SMRs and AMRs

Thursday, August 09, 2012

Cloak-and-dagger maneuverings

Plots Are Tied to Shadow War of Israel and Iran

By NICHOLAS KULISH and JODI RUDOREN, NYT

BERLIN — A magnetic bomb detonated on a diplomatic car in New Delhi. The police uncovered a cache of explosives at a golf course in the Kenyan city of Mombasa. Five Israeli tourists and a Bulgarian bus driver were killed in an attack outside the airport in the Black Sea coastal city of Burgas.

These were just a few of what some Israeli and American intelligence officials say were nearly a dozen plots that form the backbone of a continuing offensive by Iran and Hezbollah against Israel and its allies abroad. But the links seem tenuous at times, the tactics variable, the targets scattered across the globe, from the Caucasus to Southeast Asia to the Mediterranean.

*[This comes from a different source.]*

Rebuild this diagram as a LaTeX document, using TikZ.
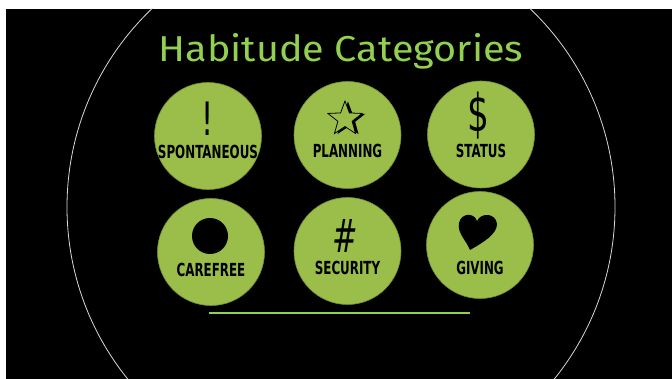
\documentclass[tikz,border=0pt]{standalone}
\usepackage{fontspec}
\setmainfont{Fira Sans}
\newfontfamily\titlefont[FakeStretch=1.1]{Fira Sans}
\newfontfamily\catfont[FakeStretch=0.66]{DejaVu Sans}
\usetikzlibrary{shapes.geometric}

\definecolor{catgreen}{RGB}{155,190,75}
\definecolor{titlegreen}{RGB}{146,208,80}

\tikzset{
  catdisc/.style={circle,fill=catgreen,draw=catgreen!75!black,line width=0.6pt,
    minimum size=107pt,inner sep=0pt},
  catlabel/.style={anchor=base,inner sep=0pt,font=\catfont\bfseries\fontsize{18}{18}\selectfont},
  catsym/.style={inner sep=0pt,font=\catfont\fontsize{46}{46}\selectfont},
  starsym/.style={star,star points=5,star point ratio=2.4,minimum size=36pt,inner sep=0pt}
}

\begin{document}
\begin{tikzpicture}[x=1pt,y=-1pt]
    \useasboundingbox (0,0) rectangle (672,379);
    \fill[black] (6,9) rectangle (672,379);
    % large outline circle, cut off by the frame
    \begin{scope}
      \clip (6,9) rectangle (672,379);
      \draw[white!85!black,line width=0.8pt] (341,207) circle (274);
    \end{scope}
    \node[anchor=base,text=titlegreen,font=\titlefont\fontsize{36}{36}\selectfont] (title) at (341,62) {Habitude Categories};
    % the six discs with their labels
    \foreach \nm/\cx/\cy/\lbl/\base in {spont/208/136/SPONTANEOUS/159,plan/347.5/135/PLANNING/158,
        status/481/134.5/STATUS/158,care/211/252/CAREFREE/277,secur/347.5/251/SECURITY/275,
        give/480/245/GIVING/275} {
      \node[catdisc] (\nm) at (\cx,\cy) {};
      \node[catlabel] (\nm-label) at (\cx,\base) {\lbl};
    }
    % symbols
    \node[catsym] (bang) at (208,119) {!};
    \node[starsym,fill=black] (star-shade) at (348,119.5) {};
    \node[starsym,fill=catgreen,draw=black,line width=0.8pt] (star) at (345,119) {};
    \node[catsym,font=\catfont\fontsize{52}{52}\selectfont] (dollar) at (478,116) {\$};
    \node[circle,fill=black,minimum size=36pt,inner sep=0pt] (dot) at (210,236) {};
    \node[catsym,font=\catfont\itshape\fontsize{46}{46}\selectfont] (hash) at (345.5,235.5) {\#};
    \fill[black] (470,250) .. controls (466,240) and (457,233) .. (459,223)
      .. controls (461,213) and (474,212) .. (477,221)
      .. controls (481,212) and (496,213) .. (497,224)
      .. controls (497,234) and (484,242) .. (470,250) -- cycle;
    \coordinate (rule-l) at (209,313);
    \coordinate (rule-r) at (470,313);
    \draw[titlegreen,line width=1.8pt] (rule-l) -- (rule-r);
  \end{tikzpicture}
\end{document}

“This is not a spy thriller that necessarily has a plot readers can follow from page to page,” said Matthew Levitt, director of the program on counterterrorism and intelligence at the Washington Institute for Near East Policy. “Iran and Hezbollah both thrive on reasonable deniability.”

Analysts say the shadow war pitting Israel against Iran and Hezbollah has more in common with the cloak-and-dagger maneuverings of the C.I.A. and the K.G.B. during the cold war than the publicity-hungry terrorism campaign of Al Qaeda. It represents a return to the idea that the most effective attack is often an ambiguous one.